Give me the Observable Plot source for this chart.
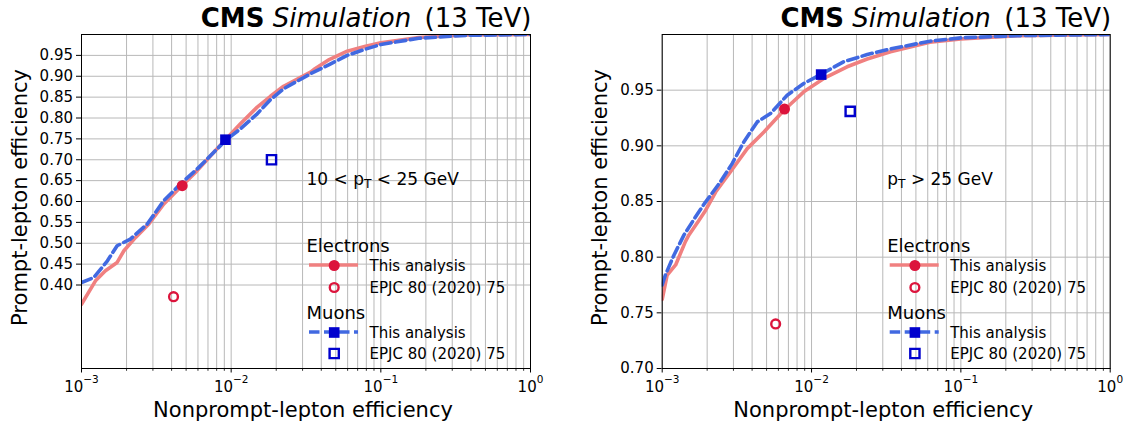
<!DOCTYPE html>
<html><head><meta charset="utf-8">
<script src="https://cdn.jsdelivr.net/npm/d3@7"></script>
<script src="https://cdn.jsdelivr.net/npm/@observablehq/plot@0.6"></script>
<style>
html,body{margin:0;padding:0;background:#fff;}
#wrap{display:flex;width:1133px;height:431px;overflow:hidden;}
#wrap svg{display:block;flex:none;}
</style></head><body><div id="wrap"></div>
<script>
// ---------- shared axis values ----------
const xTickValues = [1e-3, 1e-2, 1e-1, 1];
const xTickLabels = ["10^{\u22123}", "10^{\u22122}", "10^{\u22121}", "10^{0}"];
const xMinorValues = [2e-3,3e-3,4e-3,5e-3,6e-3,7e-3,8e-3,9e-3,
                      2e-2,3e-2,4e-2,5e-2,6e-2,7e-2,8e-2,9e-2,
                      2e-1,3e-1,4e-1,5e-1,6e-1,7e-1,8e-1,9e-1];
const lowPtYTicks = [0.40,0.45,0.50,0.55,0.60,0.65,0.70,0.75,0.80,0.85,0.90,0.95];
const highPtYTicks = [0.70,0.75,0.80,0.85,0.90,0.95];

// ---------- texts ----------
const titleText = "**CMS** *Simulation*\u2009 (13 TeV)";
const xAxisLabel = "Nonprompt-lepton efficiency";
const yAxisLabel = "Prompt-lepton efficiency";
const lowPtLabel = "10 < p_{T} < 25 GeV";
const highPtLabel = "p_{T} > 25 GeV";
const electronsHeader = "Electrons";
const muonsHeader = "Muons";
const thisAnalysisLabel = "This analysis";
const referenceLabel = "EPJC 80 (2020) 75";

// ---------- 10 < pT < 25 GeV ----------
const lowElecNonprompt = [1.0e-3,1.24e-3,1.445e-3,1.73e-3,1.92e-3,2.30e-3,2.82e-3,3.55e-3,4.58e-3,5.93e-3,7.66e-3,9.16e-3,1.153e-2,1.493e-2,1.83e-2,2.24e-2,3.39e-2,3.63e-2,4.52e-2,5.96e-2,7.9e-2,0.1,0.179,0.37,1];
const lowElecPrompt    = [0.354,0.410,0.434,0.454,0.482,0.514,0.546,0.594,0.634,0.674,0.718,0.748,0.786,0.826,0.852,0.876,0.910,0.918,0.940,0.960,0.972,0.980,0.993,0.999,1.0];
const lowMuNonprompt = [1.0e-3,1.21e-3,1.49e-3,1.73e-3,2.12e-3,2.75e-3,3.55e-3,4.58e-3,5.93e-3,7.66e-3,9.16e-3,1.153e-2,1.493e-2,1.83e-2,2.24e-2,3.39e-2,4.52e-2,5.96e-2,7.9e-2,0.1,0.179,0.37,1];
const lowMuPrompt    = [0.406,0.418,0.458,0.494,0.510,0.546,0.602,0.642,0.678,0.718,0.746,0.774,0.810,0.844,0.870,0.906,0.928,0.950,0.965,0.976,0.991,0.998,1.0];
const lowElecThis = [4.71e-3, 0.638];
const lowElecRef  = [4.12e-3, 0.372];
const lowMuThis   = [9.16e-3, 0.748];
const lowMuRef    = [1.86e-2, 0.700];

// ---------- pT > 25 GeV ----------
const highElecNonprompt = [1.0e-3,1.08e-3,1.23e-3,1.43e-3,1.51e-3,1.76e-3,1.95e-3,2.28e-3,2.86e-3,3.71e-3,4.80e-3,6.53e-3,8.87e-3,1.208e-2,1.73e-2,2.36e-2,3.38e-2,6.2e-2,0.1,0.245,1];
const highElecPrompt    = [0.762,0.784,0.793,0.814,0.820,0.833,0.842,0.8585,0.8765,0.8975,0.9125,0.932,0.9485,0.9605,0.971,0.978,0.9845,0.993,0.996,0.999,1.0];
const highMuNonprompt = [1.0e-3,1.05e-3,1.20e-3,1.40e-3,1.67e-3,1.95e-3,2.45e-3,2.94e-3,3.52e-3,4.33e-3,5.31e-3,6.87e-3,8.87e-3,1.148e-2,1.64e-2,2.36e-2,3.38e-2,6.2e-2,0.1,0.245,1];
const highMuPrompt    = [0.775,0.784,0.802,0.820,0.836,0.8495,0.8675,0.884,0.9035,0.9215,0.929,0.9455,0.956,0.964,0.9755,0.982,0.987,0.994,0.997,0.999,1.0];
const highElecThis = [6.59e-3, 0.933];
const highElecRef  = [5.75e-3, 0.740];
const highMuThis   = [1.16e-2, 0.964];
const highMuRef    = [1.815e-2, 0.931];

// ---------- colours ----------
const elecLineColor = "#f08080";
const elecMarkColor = "#dc143c";
const muLineColor = "#4169e1";
const muMarkColor = "#0000cd";
const gridColor = "#b8b8b8";

const NS = "http://www.w3.org/2000/svg";
const xGridValues = [...xTickValues, ...xMinorValues];

function legendLine(x1, x2, y, stroke, dash) {
  return (index, scales, values, dims) => {
    const ml = dims && dims.marginLeft != null ? dims.marginLeft : 0;
    const mt = dims && dims.marginTop != null ? dims.marginTop : 34;
    const l = document.createElementNS(NS, "line");
    l.setAttribute("x1", ml + x1); l.setAttribute("x2", ml + x2);
    l.setAttribute("y1", mt + y); l.setAttribute("y2", mt + y);
    l.setAttribute("stroke", stroke); l.setAttribute("stroke-width", 3.6);
    if (dash) l.setAttribute("stroke-dasharray", dash);
    return l;
  };
}

function panel(o) {
  const H = 431, mt = 34, mb = 63, frameH = H - mt - mb;
  const elec = o.elecX.map((x, i) => ({x, y: o.elecY[i]}));
  const mu = o.muX.map((x, i) => ({x, y: o.muY[i]}));
  const pt = (a) => [{x: a[0], y: a[1]}];
  const lx = 225; // legend column offset from frame left
  const leg = (text, dx, dy, size) => Plot.text([text], {text: d => d, frameAnchor: "top-left", textAnchor: "start", lineAnchor: "bottom", dx, dy, fontSize: size, fill: "#000"});
  return Plot.plot({
    width: o.width, height: H,
    marginLeft: o.marginLeft, marginRight: o.marginRight, marginTop: mt, marginBottom: mb,
    style: {fontFamily: "DejaVu Sans", fontSize: "15px", background: "#fff", color: "#000", overflow: "visible"},
    x: {type: "log", domain: [1e-3, 1], ticks: xTickValues,
        tickFormat: d => xTickLabels[xTickValues.findIndex(v => Math.abs(v - d) < v * 1e-6)] ?? "",
        tickSize: 4.5, tickPadding: 8.5, label: null},
    y: {domain: o.yDomain, ticks: o.yTicks, tickFormat: d => d.toFixed(2), tickSize: 5, tickPadding: 3.5, label: null},
    marks: [
      Plot.ruleX(xGridValues, {stroke: gridColor, strokeWidth: 1}),
      Plot.ruleY(o.yTicks, {stroke: gridColor, strokeWidth: 1}),
      Plot.ruleX(xMinorValues, {stroke: "#000", strokeWidth: 0.8, insetTop: frameH, insetBottom: -2.8}),
      Plot.line(elec, {x: "x", y: "y", stroke: elecLineColor, strokeWidth: 3.6, strokeLinejoin: "round", clip: true}),
      Plot.line(mu, {x: "x", y: "y", stroke: muLineColor, strokeWidth: 3.6, strokeDasharray: "10.5,4.5", strokeLinejoin: "round", clip: true}),
      Plot.dot(pt(o.elecThis), {x: "x", y: "y", r: 5.5, fill: elecMarkColor}),
      Plot.dot(pt(o.elecRef), {x: "x", y: "y", r: 4.4, stroke: elecMarkColor, strokeWidth: 2.4, fill: "none"}),
      Plot.dot(pt(o.muThis), {x: "x", y: "y", symbol: "square", r: 6, fill: muMarkColor}),
      Plot.dot(pt(o.muRef), {x: "x", y: "y", symbol: "square", r: 5.2, stroke: muMarkColor, strokeWidth: 2.4, fill: "none"}),
      // pT range annotation
      leg(o.ptLabel, lx, 150, 17),
      // legend: electrons
      leg(electronsHeader, lx, 217, 18),
      legendLine(lx + 3, lx + 52, 231, elecLineColor, null),
      Plot.dot([0], {frameAnchor: "top-left", dx: lx + 27.7, dy: 231, r: 5.5, fill: elecMarkColor}),
      leg(thisAnalysisLabel, lx + 63, 236, 15),
      Plot.dot([0], {frameAnchor: "top-left", dx: lx + 27.7, dy: 253, r: 4.4, stroke: elecMarkColor, strokeWidth: 2.4, fill: "none"}),
      leg(referenceLabel, lx + 63, 258, 15),
      // legend: muons
      leg(muonsHeader, lx, 284, 18),
      legendLine(lx + 3, lx + 52, 298, muLineColor, "10.5,4.5"),
      Plot.dot([0], {frameAnchor: "top-left", dx: lx + 27.7, dy: 298, symbol: "square", r: 6, fill: muMarkColor}),
      leg(thisAnalysisLabel, lx + 63, 303, 15),
      Plot.dot([0], {frameAnchor: "top-left", dx: lx + 27.7, dy: 319, symbol: "square", r: 5.2, stroke: muMarkColor, strokeWidth: 2.4, fill: "none"}),
      leg(referenceLabel, lx + 63, 324, 15),
      // title & axis labels
      Plot.text([titleText], {text: d => d, frameAnchor: "top-right", textAnchor: "end", lineAnchor: "bottom", dx: 1, dy: -7.3, fontSize: 26, fill: "#000"}),
      Plot.text([xAxisLabel], {text: d => d, frameAnchor: "bottom", textAnchor: "middle", lineAnchor: "bottom", dx: -3, dy: 48.7, fontSize: 21, fill: "#000"}),
      Plot.text([yAxisLabel], {text: d => d, frameAnchor: "left", textAnchor: "middle", lineAnchor: "bottom", rotate: -90, dx: -55, dy: -4, fontSize: 21, fill: "#000"}),
      Plot.frame({stroke: "#000", strokeWidth: 1})
    ]
  });
}

// turn light markup (**bold**, *italic*, _{sub}, ^{sup}) into tspans
function richify(svg) {
  svg.querySelectorAll("text").forEach(t => {
    if (t.querySelector("tspan")) return;
    const s = t.textContent;
    if (!/(\*|_\{|\^\{)/.test(s)) return;
    const fs = parseFloat(getComputedStyle(t).fontSize) || 15;
    const parts = s.split(/(\*\*[^*]+\*\*|\*[^*]+\*|_\{[^}]*\}|\^\{[^}]*\})/).filter(p => p !== "");
    t.textContent = "";
    let shift = 0;
    for (const p of parts) {
      const ts = document.createElementNS(NS, "tspan");
      let target = 0;
      if (p.startsWith("**")) { ts.textContent = p.slice(2, -2); ts.setAttribute("font-weight", "bold"); }
      else if (p.startsWith("*")) { ts.textContent = p.slice(1, -1); ts.setAttribute("font-style", "italic"); }
      else if (p.startsWith("_{")) { ts.textContent = p.slice(2, -1); ts.setAttribute("font-size", (0.72 * fs).toFixed(2) + "px"); target = 0.2 * fs; }
      else if (p.startsWith("^{")) { ts.textContent = p.slice(2, -1); ts.setAttribute("font-size", (0.7 * fs).toFixed(2) + "px"); target = -0.62 * fs; }
      else { ts.textContent = p; }
      const dy = target - shift; shift = target;
      if (dy) ts.setAttribute("dy", dy.toFixed(2));
      ts.setAttribute("style", "white-space:pre");
      t.appendChild(ts);
    }
  });
}

const wrap = document.getElementById("wrap");
const left = panel({width: 566, marginLeft: 81, marginRight: 36, yDomain: [0.2, 1.0], yTicks: lowPtYTicks,
  elecX: lowElecNonprompt, elecY: lowElecPrompt, muX: lowMuNonprompt, muY: lowMuPrompt,
  elecThis: lowElecThis, elecRef: lowElecRef, muThis: lowMuThis, muRef: lowMuRef, ptLabel: lowPtLabel});
const right = panel({width: 567, marginLeft: 95.7, marginRight: 23.3, yDomain: [0.7, 1.0], yTicks: highPtYTicks,
  elecX: highElecNonprompt, elecY: highElecPrompt, muX: highMuNonprompt, muY: highMuPrompt,
  elecThis: highElecThis, elecRef: highElecRef, muThis: highMuThis, muRef: highMuRef, ptLabel: highPtLabel});
wrap.appendChild(left);
wrap.appendChild(right);
richify(left);
richify(right);
</script></body></html>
───
Exercise task >> Reproduce the material above from its first line through the line containing "const highPtYTicks = [0.70,0.75,0.80,0.85,0.90,0.95];", both ends included, and skip every picture.

Exercise response >>
Give me the Observable Plot source for this chart.
<!DOCTYPE html>
<html><head><meta charset="utf-8">
<script src="https://cdn.jsdelivr.net/npm/d3@7"></script>
<script src="https://cdn.jsdelivr.net/npm/@observablehq/plot@0.6"></script>
<style>
html,body{margin:0;padding:0;background:#fff;}
#wrap{display:flex;width:1133px;height:431px;overflow:hidden;}
#wrap svg{display:block;flex:none;}
</style></head><body><div id="wrap"></div>
<script>
// ---------- shared axis values ----------
const xTickValues = [1e-3, 1e-2, 1e-1, 1];
const xTickLabels = ["10^{\u22123}", "10^{\u22122}", "10^{\u22121}", "10^{0}"];
const xMinorValues = [2e-3,3e-3,4e-3,5e-3,6e-3,7e-3,8e-3,9e-3,
                      2e-2,3e-2,4e-2,5e-2,6e-2,7e-2,8e-2,9e-2,
                      2e-1,3e-1,4e-1,5e-1,6e-1,7e-1,8e-1,9e-1];
const lowPtYTicks = [0.40,0.45,0.50,0.55,0.60,0.65,0.70,0.75,0.80,0.85,0.90,0.95];
const highPtYTicks = [0.70,0.75,0.80,0.85,0.90,0.95];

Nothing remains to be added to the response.